Method 2: Create IF Function to Compare Dates in Two Cells

`=IF(A2<=B2, "Yes", "No")`

For this formula, if the date in cell A2 is equal to or before the date in cell B2, the function returns “Yes.” Otherwise it returns “No.”

The following examples show how to use each formula in practice.

## Example 1: IF Function to Compare Date in Cell with Specific Date

Suppose we have a list of dates in Google Sheets that show when some task was done and we want to know if each task was done by 10/15/2022:

We can type the following formula into cell B2 to return “Yes” if the task in cell A2 was done before or on 10/15/2022 or to return “No” otherwise:

`=IF(A2<=DATEVALUE("10/15/2022"), "Yes", "No")`

We can then drag and fill this formula down to each remaining cell in column B:

The formula returns either “Yes” or “No” depending on whether or not the date in column A is before or equal to 10/15/2022.

Note: The DATEVALUE function in Google Sheets converts a date stored as a string to a date that is recognizable by Google Sheets formulas.

## Example 2: IF Function to Compare Dates in Two Cells

Suppose we have two columns of dates in Google Sheets that show when some task was done along with the task deadline:

We can type the following formula into cell C2 to return “Yes” if the task in cell A2 was done before or on the deadline in cell B2 or to return “No” if it wasn’t:

`=IF(A2<=B2, "Yes", "No")`

We can then drag and fill this formula down to each remaining cell in column C:

The formula returns either “Yes” or “No” depending on whether or not the task in each row was done by the deadline.

Note: This formula assumes that both columns are formatted as dates (not text) in Google Sheets.

The following tutorials explain how to perform other common tasks in Google Sheets:

## 3 Replies to “Google Sheets: How to Use an IF Function with Dates”

1. Kris Dimalanta says:

Hi!
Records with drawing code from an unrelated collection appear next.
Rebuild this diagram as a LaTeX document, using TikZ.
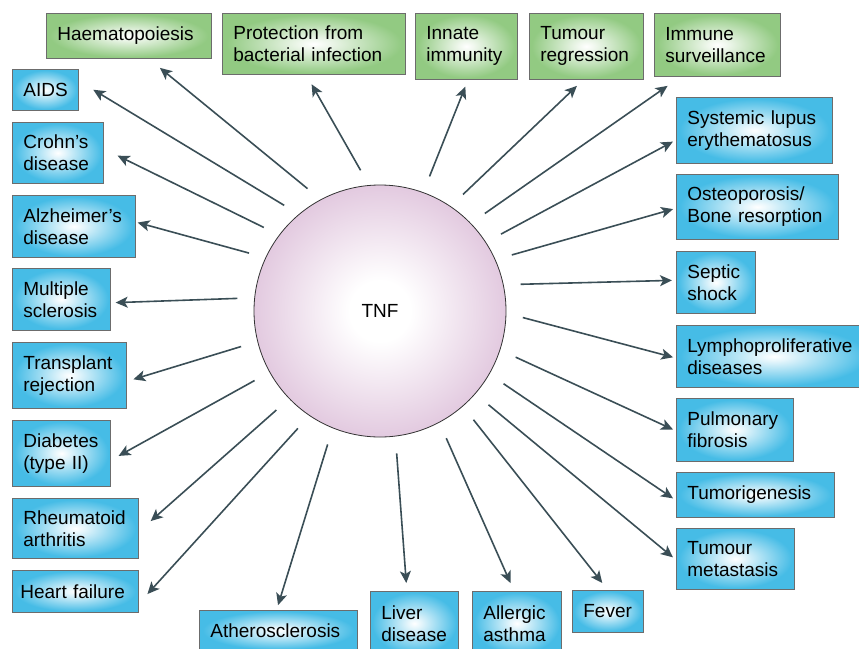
\documentclass[tikz,border=0pt]{standalone}
\usepackage{fontspec}
\setmainfont{Liberation Sans}
\usepackage{tikz}
\usetikzlibrary{arrows.meta}
\hyphenpenalty=10000
\definecolor{boxblue}{RGB}{70,188,230}
\definecolor{boxgreen}{RGB}{146,202,130}
\definecolor{tnfpink}{RGB}{216,182,212}
\definecolor{arrowgray}{RGB}{58,78,86}
\pgfdeclareradialshading{blueglow}{\pgfpoint{0bp}{0bp}}{color(0bp)=(white); color(4bp)=(white!85!boxblue); color(24bp)=(boxblue); color(50bp)=(boxblue)}
\pgfdeclareradialshading{greenglow}{\pgfpoint{0bp}{0bp}}{color(0bp)=(white); color(4bp)=(white!85!boxgreen); color(24bp)=(boxgreen); color(50bp)=(boxgreen)}
\pgfdeclareradialshading{tnfglow}{\pgfpoint{0bp}{0bp}}{color(0bp)=(white); color(6bp)=(white); color(32bp)=(tnfpink); color(50bp)=(tnfpink)}

\begin{document}
\begin{tikzpicture}[x=1pt, y=-1pt,
    every node/.append style={font=\fontsize{19}{22}\selectfont},
    disease/.style={draw=gray!85!black, line width=0.7pt, shading=blueglow,
      anchor=north west, inner xsep=11pt, inner ysep=2pt, align=left},
    effect/.style={disease, shading=greenglow},
    arr/.style={draw=arrowgray, line width=1.6pt, shorten <=17pt,
      -{Stealth[length=12pt,width=11pt,inset=3pt]}}]
    \useasboundingbox (0,0) rectangle (859,648);
    % centre
    \node[circle, draw=black!80, line width=0.8pt, shading=tnfglow,
      minimum size=252pt, inner sep=0pt] (tnf) at (380,311) {TNF};
    % physiological effects
    \node[effect, text width=143pt, minimum height=45pt] (hemat) at (46,13) {Haematopoiesis};
    \node[effect, text width=161pt, minimum height=61pt] (protect) at (222,13) {Protection from\\bacterial infection};
    \node[effect, text width=80pt, minimum height=66pt] (innate) at (415,13) {Innate\\immunity};
    \node[effect, text width=92pt, minimum height=66pt] (regress) at (529,13) {Tumour\\regression};
    \node[effect, text width=104pt, minimum height=63pt] (surveil) at (654,13) {Immune\\surveillance};
    % diseases, left
    \node[disease, text width=44pt, minimum height=41pt] (aids) at (12,69) {AIDS};
    \node[disease, text width=69pt, minimum height=61pt] (crohn) at (12,122) {Crohn's\\disease};
    \node[disease, text width=101pt, minimum height=62pt] (alz) at (12,195) {Alzheimer's\\disease};
    \node[disease, text width=76pt, minimum height=62pt] (ms) at (12,268) {Multiple\\sclerosis};
    \node[disease, text width=92pt, minimum height=66pt] (transp) at (12,342) {Transplant\\rejection};
    \node[disease, text width=76pt, minimum height=66pt] (diab) at (12,420) {Diabetes\\(type II)};
    \node[disease, text width=104pt, minimum height=60pt] (rheum) at (12,498) {Rheumatoid\\arthritis};
    \node[disease, inner xsep=8pt, text width=110pt, minimum height=42pt] (heart) at (12,570) {Heart failure};
    % diseases, bottom
    \node[disease, text width=136pt, minimum height=40pt] (athero) at (199,610) {Atherosclerosis};
    \node[disease, text width=66pt, minimum height=64pt] (liver) at (370,591) {Liver\\disease};
    \node[disease, text width=67pt, minimum height=64pt] (allergic) at (472,591) {Allergic\\asthma};
    \node[disease, text width=49pt, minimum height=42pt] (fever) at (572,590) {Fever};
    % diseases, right
    \node[disease, text width=134pt, minimum height=66pt] (sle) at (676,97) {Systemic lupus\\erythematosus};
    \node[disease, text width=140pt, minimum height=65pt] (osteo) at (676,174) {Osteoporosis/\\Bone resorption};
    \node[disease, text width=57pt, minimum height=62pt] (septic) at (676,251) {Septic\\shock};
    \node[disease, text width=173pt, minimum height=62pt] (lympho) at (676,325) {Lymphoproliferative\\diseases};
    \node[disease, text width=95pt, minimum height=63pt] (pulm) at (676,398) {Pulmonary\\fibrosis};
    \node[disease, text width=136pt, minimum height=45pt] (tumori) at (676,472) {Tumorigenesis};
    \node[disease, text width=96pt, minimum height=61pt] (metast) at (676,528) {Tumour\\metastasis};
    % arrows
    \draw[arr, shorten >=14.5pt] (tnf.118) -- (hemat.311.6);
    \draw[arr, shorten >=11pt] (tnf.95.2) -- (protect.256.2);
    \draw[arr, shorten >=7.5pt] (tnf.70.2) -- (innate.273.5);
    \draw[arr, shorten >=9pt] (tnf.56.1) -- (regress.265.8);
    \draw[arr, shorten >=16pt] (tnf.44.7) -- (surveil.221.5);
    \draw[arr, shorten >=3.5pt] (tnf.33) -- (sle.187.6);
    \draw[arr, shorten >=3pt] (tnf.24) -- (osteo.181.2);
    \draw[arr, shorten >=4pt] (tnf.12.5) -- (septic.177.1);
    \draw[arr, shorten >=3pt] (tnf.-1.2) -- (lympho.181.2);
    \draw[arr, shorten >=3.3pt] (tnf.-18.8) -- (pulm.181.9);
    \draw[arr, shorten >=3.6pt] (tnf.-30.9) -- (tumori.184);
    \draw[arr, shorten >=4pt] (tnf.-41.3) -- (metast.181);
    \draw[arr, shorten >=9pt] (tnf.-49.8) -- (fever.90);
    \draw[arr, shorten >=8.7pt] (tnf.-62.2) -- (allergic.95.6);
    \draw[arr, shorten >=8pt] (tnf.-83.2) -- (liver.103.6);
    \draw[arr, shorten >=5pt] (tnf.-112.3) -- (athero.95.4);
    \draw[arr, shorten >=13pt] (tnf.-124.6) -- (heart.349.5);
    \draw[arr, shorten >=16pt] (tnf.-136.1) -- (rheum.357.8);
    \draw[arr, shorten >=9pt] (tnf.-151.1) -- (diab.352.6);
    \draw[arr, shorten >=7pt] (tnf.-166.3) -- (transp.354.8);
    \draw[arr, shorten >=5pt] (tnf.174) -- (ms.356.5);
    \draw[arr, shorten >=2pt] (tnf.155.9) -- (alz.4.2);
    \draw[arr, shorten >=15.5pt] (tnf.143.7) -- (crohn.5.3);
    \draw[arr, shorten >=17pt] (tnf.130) -- (aids.15.4);
\end{tikzpicture}
\end{document}
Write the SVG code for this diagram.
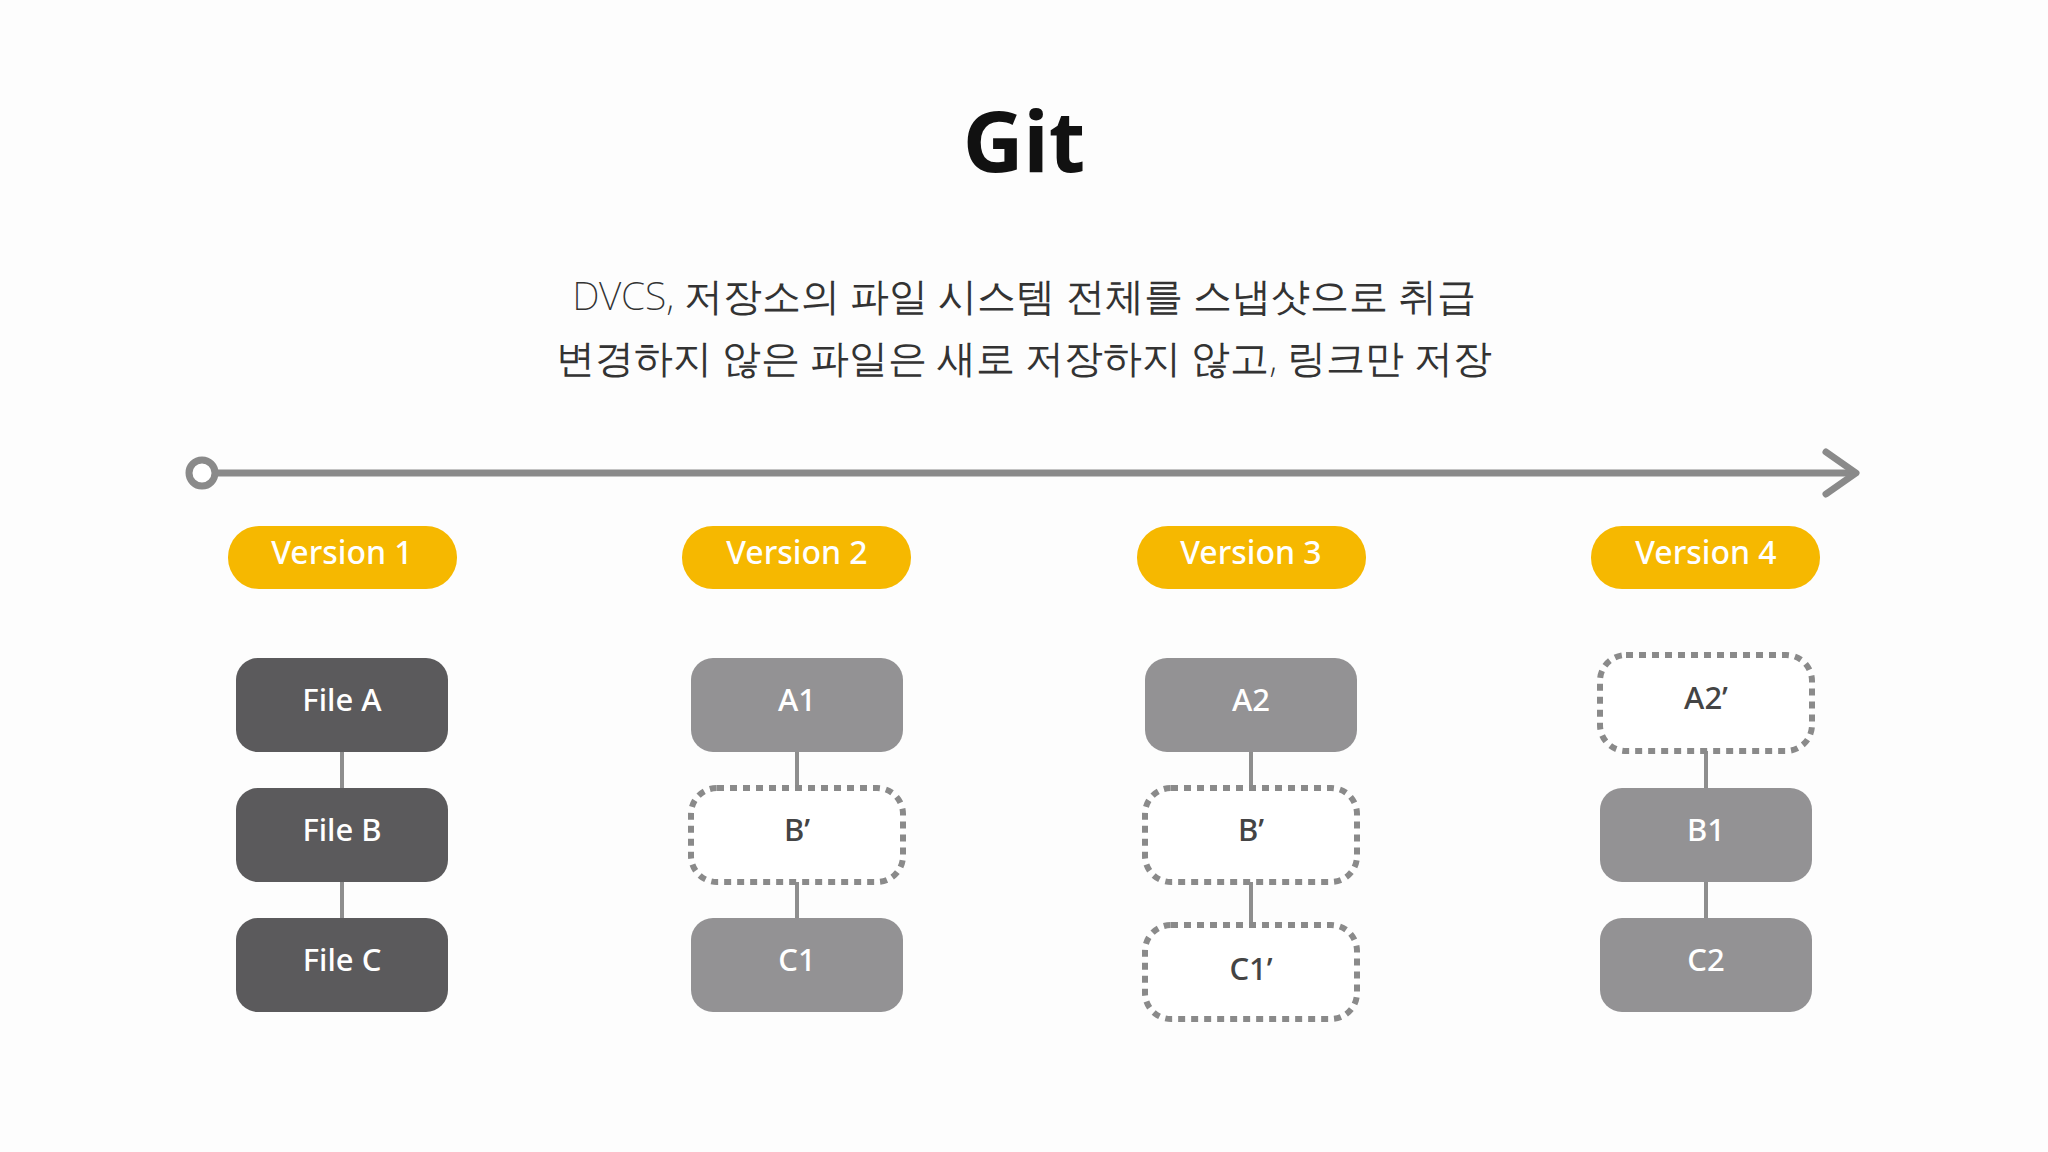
<svg xmlns="http://www.w3.org/2000/svg" width="2048" height="1152" viewBox="0 0 2048 1152">
<style>
.t{font-family:"Noto Sans","Liberation Sans",sans-serif;text-anchor:middle}
.pill{fill:#f6b800}
.pt{fill:#fff;font-size:32px;font-weight:500}
.dk{fill:#5b5a5c}
.gr{fill:#939294}
.ds{fill:#fff;stroke:#8a8a8a;stroke-width:6;stroke-dasharray:7 6}
.nt{fill:#fff;font-size:31px;font-weight:500}
.dt{fill:#444;font-size:31px;font-weight:500}
.c{stroke:#8e8e8e;stroke-width:4}
</style>
<rect width="2048" height="1152" fill="#fdfdfd"/>
<text class="t" x="1024" y="172" font-size="84" font-weight="bold" fill="#111">Git</text>
<text class="t" x="1024" y="310" font-size="39" font-weight="200" fill="#333" font-family="'Noto Sans CJK KR',sans-serif">DVCS, 저장소의 파일 시스템 전체를 스냅샷으로 취급</text>
<text class="t" x="1024" y="372" font-size="39" font-weight="200" fill="#333" font-family="'Noto Sans CJK KR',sans-serif">변경하지 않은 파일은 새로 저장하지 않고, 링크만 저장</text>
<g id="axis">
<line x1="216" y1="473" x2="1856" y2="473" stroke="#8a8a8a" stroke-width="7"/>
<circle cx="202" cy="473" r="13" fill="#fff" stroke="#8a8a8a" stroke-width="7"/>
<polyline points="1826,452 1856,473 1826,494" fill="none" stroke="#8a8a8a" stroke-width="7" stroke-linecap="round" stroke-linejoin="round"/>
</g>
<g id="v1"><rect class="pill" x="228" y="526" width="229" height="63" rx="31"/><text class="t pt" x="342" y="564">Version 1</text></g>
<g id="v2"><rect class="pill" x="682" y="526" width="229" height="63" rx="31"/><text class="t pt" x="797" y="564">Version 2</text></g>
<g id="v3"><rect class="pill" x="1137" y="526" width="229" height="63" rx="31"/><text class="t pt" x="1251" y="564">Version 3</text></g>
<g id="v4"><rect class="pill" x="1591" y="526" width="229" height="63" rx="31"/><text class="t pt" x="1706" y="564">Version 4</text></g>
<g id="connectors">
<line class="c" x1="342" y1="752" x2="342" y2="788"/><line class="c" x1="342" y1="882" x2="342" y2="918"/>
<line class="c" x1="797" y1="752" x2="797" y2="788"/><line class="c" x1="797" y1="882" x2="797" y2="918"/>
<line class="c" x1="1251" y1="752" x2="1251" y2="788"/><line class="c" x1="1251" y1="882" x2="1251" y2="925"/>
<line class="c" x1="1706" y1="751" x2="1706" y2="788"/><line class="c" x1="1706" y1="882" x2="1706" y2="918"/>
</g>
<g id="fileA"><rect class="dk" x="236" y="658" width="212" height="94" rx="22"/><text class="t nt" x="342" y="711">File A</text></g>
<g id="fileB"><rect class="dk" x="236" y="788" width="212" height="94" rx="22"/><text class="t nt" x="342" y="841">File B</text></g>
<g id="fileC"><rect class="dk" x="236" y="918" width="212" height="94" rx="22"/><text class="t nt" x="342" y="971">File C</text></g>
<g id="A1"><rect class="gr" x="691" y="658" width="212" height="94" rx="22"/><text class="t nt" x="797" y="711">A1</text></g>
<g id="B2"><rect class="ds" x="691" y="788" width="212" height="94" rx="26"/><text class="t dt" x="797" y="841">B’</text></g>
<g id="C1"><rect class="gr" x="691" y="918" width="212" height="94" rx="22"/><text class="t nt" x="797" y="971">C1</text></g>
<g id="A2"><rect class="gr" x="1145" y="658" width="212" height="94" rx="22"/><text class="t nt" x="1251" y="711">A2</text></g>
<g id="B3"><rect class="ds" x="1145" y="788" width="212" height="94" rx="26"/><text class="t dt" x="1251" y="841">B’</text></g>
<g id="C1p"><rect class="ds" x="1145" y="925" width="212" height="94" rx="26"/><text class="t dt" x="1251" y="980">C1’</text></g>
<g id="A2p"><rect class="ds" x="1600" y="655" width="212" height="96" rx="26"/><text class="t dt" x="1706" y="709">A2’</text></g>
<g id="B1"><rect class="gr" x="1600" y="788" width="212" height="94" rx="22"/><text class="t nt" x="1706" y="841">B1</text></g>
<g id="C2"><rect class="gr" x="1600" y="918" width="212" height="94" rx="22"/><text class="t nt" x="1706" y="971">C2</text></g>
</svg>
I have several dates used for column a then I copy and paste the same formula but it retains the date on column a. I want to know how do I copy and paste formula that varies.

Hi. Thanks for helping. But i still have some problem that i still cannot find the formula.
example:-
i got [start date] AND [due date]
1) let’s say if today month is MARCH and the item start date is MAY and the due date is JULY = will be “PENDING” because the item was not started yet based on MONTH.
2) If today month is MARCH and the item start date is FEB and the due date is APRIL = will be “ONGOING” because the start and due dates are in the current month
3)And if today month is MARCH and the item start date is JAN and the due date is FEB = will be “DONE” because the date already past.

How can i find the formula ? Please reach me and help me during this.

1. James Carmichael says:

Hi Fadzen…You can achieve this by using the `IF` function in Google Sheets to compare the start and due dates with the current date. Here’s a formula that should work for your described conditions:

1. “PENDING” if the start date is after today.
2. “ONGOING” if today’s date is between the start and due dates.
3. “DONE” if the due date is before today.

Here’s how you can write the formula:

“`excel
=IF(MONTH(TODAY()) < MONTH(A2), "PENDING", IF(AND(MONTH(TODAY()) >= MONTH(A2), MONTH(TODAY()) <= MONTH(B2)), "ONGOING", IF(MONTH(TODAY()) > MONTH(B2), “DONE”, “”)))
“`

Assuming:
– `A2` is the cell with the start date.
– `B2` is the cell with the due date.

Here’s a detailed explanation:
– `MONTH(TODAY())`: Gets the current month number.
– `MONTH(A2)`: Gets the month number of the start date.
– `MONTH(B2)`: Gets the month number of the due date.

The formula checks:
– If the current month is less than the start month, it returns “PENDING”.
– If the current month is between the start and due months (inclusive), it returns “ONGOING”.
– If the current month is greater than the due month, it returns “DONE”.

### Example
For better clarity, let’s assume the following dates:
– **Today’s date**: March 15, 2024
– **Start date (A2)**: May 1, 2024
– **Due date (B2)**: July 31, 2024

The formula would return “PENDING” because the start date is after the current month.

If you want to use exact dates rather than just the month, you would need a more detailed formula. Here’s a modified version to consider the exact dates:

“`excel
=IF(A2 > TODAY(), “PENDING”,
IF(AND(TODAY() >= A2, TODAY() <= B2), "ONGOING", IF(TODAY() > B2, “DONE”, “”)))
“`

This version uses exact date comparisons rather than just the month.